* Short task *
Write out the data below in full, unchanged, minus the images.

* Data segment *
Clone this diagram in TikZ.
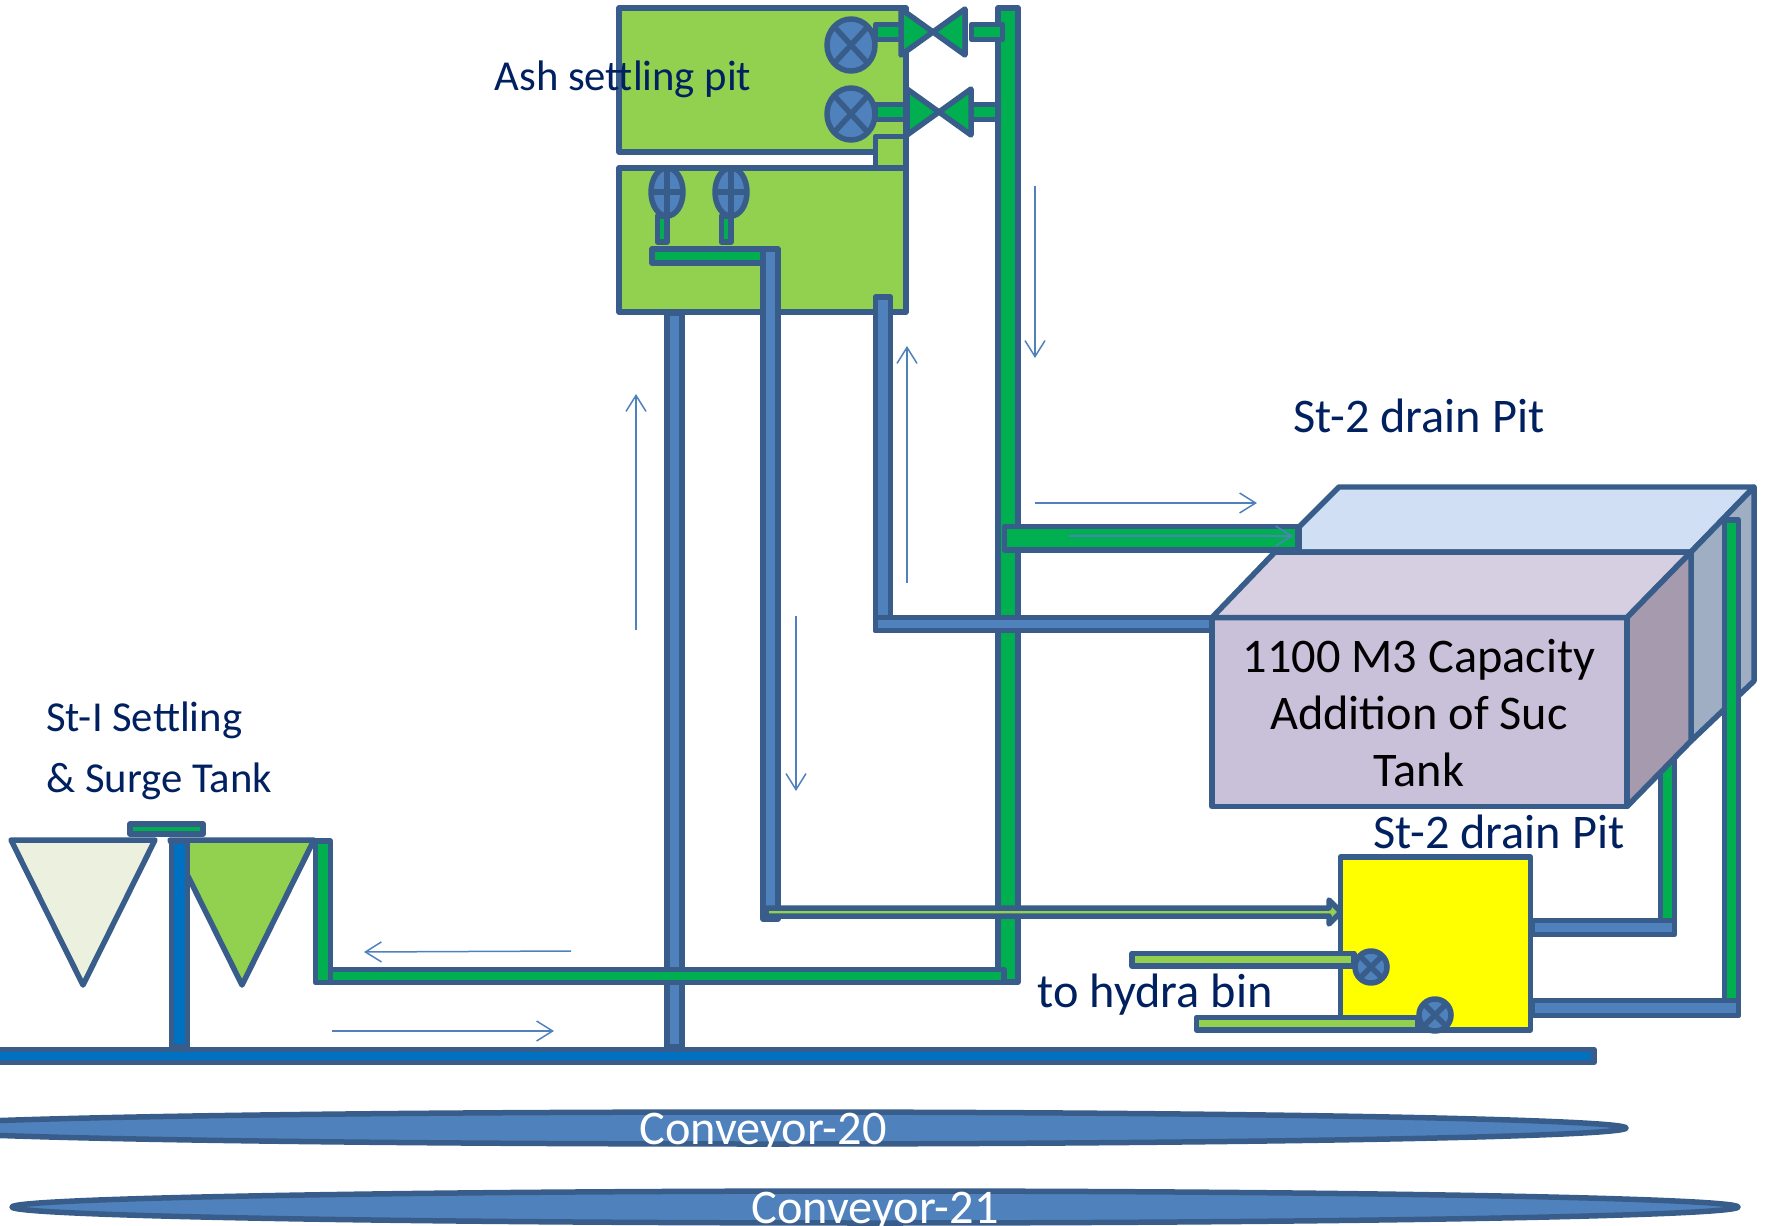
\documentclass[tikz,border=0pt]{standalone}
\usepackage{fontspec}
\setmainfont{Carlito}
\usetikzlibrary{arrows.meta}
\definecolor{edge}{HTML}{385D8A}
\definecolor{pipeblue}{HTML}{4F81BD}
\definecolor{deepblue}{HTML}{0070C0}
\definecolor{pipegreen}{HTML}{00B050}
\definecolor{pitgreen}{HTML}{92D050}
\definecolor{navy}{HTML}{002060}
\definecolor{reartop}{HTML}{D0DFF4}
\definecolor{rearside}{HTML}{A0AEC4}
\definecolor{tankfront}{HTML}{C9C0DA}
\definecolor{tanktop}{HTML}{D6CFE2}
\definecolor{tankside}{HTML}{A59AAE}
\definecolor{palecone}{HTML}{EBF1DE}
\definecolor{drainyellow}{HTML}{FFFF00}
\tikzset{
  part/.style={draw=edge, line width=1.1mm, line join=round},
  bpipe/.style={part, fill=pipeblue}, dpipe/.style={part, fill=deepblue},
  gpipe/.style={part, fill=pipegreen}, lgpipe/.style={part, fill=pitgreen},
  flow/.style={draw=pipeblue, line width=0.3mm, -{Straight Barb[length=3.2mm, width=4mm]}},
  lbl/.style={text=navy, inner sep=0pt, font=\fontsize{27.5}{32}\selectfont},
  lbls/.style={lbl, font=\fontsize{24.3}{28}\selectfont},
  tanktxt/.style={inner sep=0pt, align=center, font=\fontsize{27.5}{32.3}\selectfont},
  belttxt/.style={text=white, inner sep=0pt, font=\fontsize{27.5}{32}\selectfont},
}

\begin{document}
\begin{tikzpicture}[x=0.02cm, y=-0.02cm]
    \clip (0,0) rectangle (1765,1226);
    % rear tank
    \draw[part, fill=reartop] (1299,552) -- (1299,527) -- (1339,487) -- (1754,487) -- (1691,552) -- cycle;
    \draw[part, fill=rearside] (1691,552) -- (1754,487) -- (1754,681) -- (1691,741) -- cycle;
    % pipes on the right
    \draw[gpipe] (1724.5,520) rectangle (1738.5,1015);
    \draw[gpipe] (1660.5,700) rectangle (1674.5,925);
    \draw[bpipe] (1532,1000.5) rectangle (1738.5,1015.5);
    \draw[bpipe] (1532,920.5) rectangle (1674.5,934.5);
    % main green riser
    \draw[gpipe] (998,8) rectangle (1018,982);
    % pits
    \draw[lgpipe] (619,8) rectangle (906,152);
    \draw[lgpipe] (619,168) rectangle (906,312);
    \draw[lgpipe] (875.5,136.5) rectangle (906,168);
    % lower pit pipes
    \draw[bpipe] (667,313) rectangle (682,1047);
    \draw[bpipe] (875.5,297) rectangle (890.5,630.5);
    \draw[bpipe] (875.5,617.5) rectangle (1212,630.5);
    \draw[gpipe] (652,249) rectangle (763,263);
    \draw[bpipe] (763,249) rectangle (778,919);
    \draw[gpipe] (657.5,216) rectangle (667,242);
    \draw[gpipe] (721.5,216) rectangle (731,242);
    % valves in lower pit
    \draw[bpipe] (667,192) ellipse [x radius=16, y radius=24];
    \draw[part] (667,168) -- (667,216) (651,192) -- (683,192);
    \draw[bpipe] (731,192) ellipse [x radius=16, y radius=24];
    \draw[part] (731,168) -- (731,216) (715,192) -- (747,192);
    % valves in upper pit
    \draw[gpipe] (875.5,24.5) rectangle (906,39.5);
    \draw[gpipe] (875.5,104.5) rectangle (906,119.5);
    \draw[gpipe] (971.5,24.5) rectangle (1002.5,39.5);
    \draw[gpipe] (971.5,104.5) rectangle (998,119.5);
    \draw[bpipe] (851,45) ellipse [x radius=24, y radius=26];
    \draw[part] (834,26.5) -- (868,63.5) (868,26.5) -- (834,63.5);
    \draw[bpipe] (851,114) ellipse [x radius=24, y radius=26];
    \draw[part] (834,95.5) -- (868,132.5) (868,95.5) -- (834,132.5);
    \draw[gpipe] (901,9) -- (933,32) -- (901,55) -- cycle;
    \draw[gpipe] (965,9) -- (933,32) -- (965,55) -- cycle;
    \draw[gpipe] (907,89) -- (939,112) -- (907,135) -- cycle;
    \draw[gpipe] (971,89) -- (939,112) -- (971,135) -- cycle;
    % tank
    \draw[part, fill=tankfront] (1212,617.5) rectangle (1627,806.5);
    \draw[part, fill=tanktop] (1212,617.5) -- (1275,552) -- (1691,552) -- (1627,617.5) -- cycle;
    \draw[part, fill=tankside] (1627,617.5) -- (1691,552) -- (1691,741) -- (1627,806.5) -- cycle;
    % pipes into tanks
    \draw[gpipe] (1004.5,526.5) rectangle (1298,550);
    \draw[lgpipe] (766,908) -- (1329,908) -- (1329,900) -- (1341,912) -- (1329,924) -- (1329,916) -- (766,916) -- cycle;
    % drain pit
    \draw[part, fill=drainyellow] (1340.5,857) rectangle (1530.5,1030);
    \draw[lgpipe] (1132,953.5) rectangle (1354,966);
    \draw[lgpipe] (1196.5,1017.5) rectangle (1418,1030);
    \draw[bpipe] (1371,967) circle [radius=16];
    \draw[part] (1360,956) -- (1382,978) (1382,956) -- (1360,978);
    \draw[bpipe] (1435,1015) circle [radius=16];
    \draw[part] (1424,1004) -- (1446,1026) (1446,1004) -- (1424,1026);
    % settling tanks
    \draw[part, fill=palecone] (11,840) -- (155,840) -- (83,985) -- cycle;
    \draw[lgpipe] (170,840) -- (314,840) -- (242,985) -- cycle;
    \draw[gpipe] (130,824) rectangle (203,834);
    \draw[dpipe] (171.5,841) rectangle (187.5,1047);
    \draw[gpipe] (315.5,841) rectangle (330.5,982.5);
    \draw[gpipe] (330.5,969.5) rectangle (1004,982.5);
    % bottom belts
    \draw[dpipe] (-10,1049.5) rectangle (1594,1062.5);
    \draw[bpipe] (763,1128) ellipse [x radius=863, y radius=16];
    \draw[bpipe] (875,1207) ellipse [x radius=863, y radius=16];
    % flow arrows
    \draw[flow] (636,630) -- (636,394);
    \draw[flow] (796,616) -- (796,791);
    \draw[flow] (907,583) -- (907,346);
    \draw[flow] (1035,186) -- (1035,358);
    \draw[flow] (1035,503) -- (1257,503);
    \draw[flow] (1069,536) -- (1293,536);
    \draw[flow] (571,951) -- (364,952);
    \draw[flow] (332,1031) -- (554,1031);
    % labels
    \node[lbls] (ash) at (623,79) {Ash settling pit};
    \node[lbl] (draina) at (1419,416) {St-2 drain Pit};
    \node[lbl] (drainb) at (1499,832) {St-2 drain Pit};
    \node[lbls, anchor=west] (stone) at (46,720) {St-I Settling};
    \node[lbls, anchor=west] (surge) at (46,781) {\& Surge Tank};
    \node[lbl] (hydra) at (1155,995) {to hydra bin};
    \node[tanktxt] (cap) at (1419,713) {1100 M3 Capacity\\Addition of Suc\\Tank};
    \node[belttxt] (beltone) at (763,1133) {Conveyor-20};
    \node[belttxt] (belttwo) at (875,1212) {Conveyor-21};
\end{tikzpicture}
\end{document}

* Reply *
Clone this diagram in TikZ.
\documentclass[tikz,border=0pt]{standalone}
\usepackage{fontspec}
\setmainfont{Carlito}
\usetikzlibrary{arrows.meta}
\definecolor{edge}{HTML}{385D8A}
\definecolor{pipeblue}{HTML}{4F81BD}
\definecolor{deepblue}{HTML}{0070C0}
\definecolor{pipegreen}{HTML}{00B050}
\definecolor{pitgreen}{HTML}{92D050}
\definecolor{navy}{HTML}{002060}
\definecolor{reartop}{HTML}{D0DFF4}
\definecolor{rearside}{HTML}{A0AEC4}
\definecolor{tankfront}{HTML}{C9C0DA}
\definecolor{tanktop}{HTML}{D6CFE2}
\definecolor{tankside}{HTML}{A59AAE}
\definecolor{palecone}{HTML}{EBF1DE}
\definecolor{drainyellow}{HTML}{FFFF00}
\tikzset{
  part/.style={draw=edge, line width=1.1mm, line join=round},
  bpipe/.style={part, fill=pipeblue}, dpipe/.style={part, fill=deepblue},
  gpipe/.style={part, fill=pipegreen}, lgpipe/.style={part, fill=pitgreen},
  flow/.style={draw=pipeblue, line width=0.3mm, -{Straight Barb[length=3.2mm, width=4mm]}},
  lbl/.style={text=navy, inner sep=0pt, font=\fontsize{27.5}{32}\selectfont},
  lbls/.style={lbl, font=\fontsize{24.3}{28}\selectfont},
  tanktxt/.style={inner sep=0pt, align=center, font=\fontsize{27.5}{32.3}\selectfont},
  belttxt/.style={text=white, inner sep=0pt, font=\fontsize{27.5}{32}\selectfont},
}

\begin{document}
\begin{tikzpicture}[x=0.02cm, y=-0.02cm]
    \clip (0,0) rectangle (1765,1226);
    % rear tank
    \draw[part, fill=reartop] (1299,552) -- (1299,527) -- (1339,487) -- (1754,487) -- (1691,552) -- cycle;
    \draw[part, fill=rearside] (1691,552) -- (1754,487) -- (1754,681) -- (1691,741) -- cycle;
    % pipes on the right
    \draw[gpipe] (1724.5,520) rectangle (1738.5,1015);
    \draw[gpipe] (1660.5,700) rectangle (1674.5,925);
    \draw[bpipe] (1532,1000.5) rectangle (1738.5,1015.5);
    \draw[bpipe] (1532,920.5) rectangle (1674.5,934.5);
    % main green riser
    \draw[gpipe] (998,8) rectangle (1018,982);
    % pits
    \draw[lgpipe] (619,8) rectangle (906,152);
    \draw[lgpipe] (619,168) rectangle (906,312);
    \draw[lgpipe] (875.5,136.5) rectangle (906,168);
    % lower pit pipes
    \draw[bpipe] (667,313) rectangle (682,1047);
    \draw[bpipe] (875.5,297) rectangle (890.5,630.5);
    \draw[bpipe] (875.5,617.5) rectangle (1212,630.5);
    \draw[gpipe] (652,249) rectangle (763,263);
    \draw[bpipe] (763,249) rectangle (778,919);
    \draw[gpipe] (657.5,216) rectangle (667,242);
    \draw[gpipe] (721.5,216) rectangle (731,242);
    % valves in lower pit
    \draw[bpipe] (667,192) ellipse [x radius=16, y radius=24];
    \draw[part] (667,168) -- (667,216) (651,192) -- (683,192);
    \draw[bpipe] (731,192) ellipse [x radius=16, y radius=24];
    \draw[part] (731,168) -- (731,216) (715,192) -- (747,192);
    % valves in upper pit
    \draw[gpipe] (875.5,24.5) rectangle (906,39.5);
    \draw[gpipe] (875.5,104.5) rectangle (906,119.5);
    \draw[gpipe] (971.5,24.5) rectangle (1002.5,39.5);
    \draw[gpipe] (971.5,104.5) rectangle (998,119.5);
    \draw[bpipe] (851,45) ellipse [x radius=24, y radius=26];
    \draw[part] (834,26.5) -- (868,63.5) (868,26.5) -- (834,63.5);
    \draw[bpipe] (851,114) ellipse [x radius=24, y radius=26];
    \draw[part] (834,95.5) -- (868,132.5) (868,95.5) -- (834,132.5);
    \draw[gpipe] (901,9) -- (933,32) -- (901,55) -- cycle;
    \draw[gpipe] (965,9) -- (933,32) -- (965,55) -- cycle;
    \draw[gpipe] (907,89) -- (939,112) -- (907,135) -- cycle;
    \draw[gpipe] (971,89) -- (939,112) -- (971,135) -- cycle;
    % tank
    \draw[part, fill=tankfront] (1212,617.5) rectangle (1627,806.5);
    \draw[part, fill=tanktop] (1212,617.5) -- (1275,552) -- (1691,552) -- (1627,617.5) -- cycle;
    \draw[part, fill=tankside] (1627,617.5) -- (1691,552) -- (1691,741) -- (1627,806.5) -- cycle;
    % pipes into tanks
    \draw[gpipe] (1004.5,526.5) rectangle (1298,550);
    \draw[lgpipe] (766,908) -- (1329,908) -- (1329,900) -- (1341,912) -- (1329,924) -- (1329,916) -- (766,916) -- cycle;
    % drain pit
    \draw[part, fill=drainyellow] (1340.5,857) rectangle (1530.5,1030);
    \draw[lgpipe] (1132,953.5) rectangle (1354,966);
    \draw[lgpipe] (1196.5,1017.5) rectangle (1418,1030);
    \draw[bpipe] (1371,967) circle [radius=16];
    \draw[part] (1360,956) -- (1382,978) (1382,956) -- (1360,978);
    \draw[bpipe] (1435,1015) circle [radius=16];
    \draw[part] (1424,1004) -- (1446,1026) (1446,1004) -- (1424,1026);
    % settling tanks
    \draw[part, fill=palecone] (11,840) -- (155,840) -- (83,985) -- cycle;
    \draw[lgpipe] (170,840) -- (314,840) -- (242,985) -- cycle;
    \draw[gpipe] (130,824) rectangle (203,834);
    \draw[dpipe] (171.5,841) rectangle (187.5,1047);
    \draw[gpipe] (315.5,841) rectangle (330.5,982.5);
    \draw[gpipe] (330.5,969.5) rectangle (1004,982.5);
    % bottom belts
    \draw[dpipe] (-10,1049.5) rectangle (1594,1062.5);
    \draw[bpipe] (763,1128) ellipse [x radius=863, y radius=16];
    \draw[bpipe] (875,1207) ellipse [x radius=863, y radius=16];
    % flow arrows
    \draw[flow] (636,630) -- (636,394);
    \draw[flow] (796,616) -- (796,791);
    \draw[flow] (907,583) -- (907,346);
    \draw[flow] (1035,186) -- (1035,358);
    \draw[flow] (1035,503) -- (1257,503);
    \draw[flow] (1069,536) -- (1293,536);
    \draw[flow] (571,951) -- (364,952);
    \draw[flow] (332,1031) -- (554,1031);
    % labels
    \node[lbls] (ash) at (623,79) {Ash settling pit};
    \node[lbl] (draina) at (1419,416) {St-2 drain Pit};
    \node[lbl] (drainb) at (1499,832) {St-2 drain Pit};
    \node[lbls, anchor=west] (stone) at (46,720) {St-I Settling};
    \node[lbls, anchor=west] (surge) at (46,781) {\& Surge Tank};
    \node[lbl] (hydra) at (1155,995) {to hydra bin};
    \node[tanktxt] (cap) at (1419,713) {1100 M3 Capacity\\Addition of Suc\\Tank};
    \node[belttxt] (beltone) at (763,1133) {Conveyor-20};
    \node[belttxt] (belttwo) at (875,1212) {Conveyor-21};
\end{tikzpicture}
\end{document}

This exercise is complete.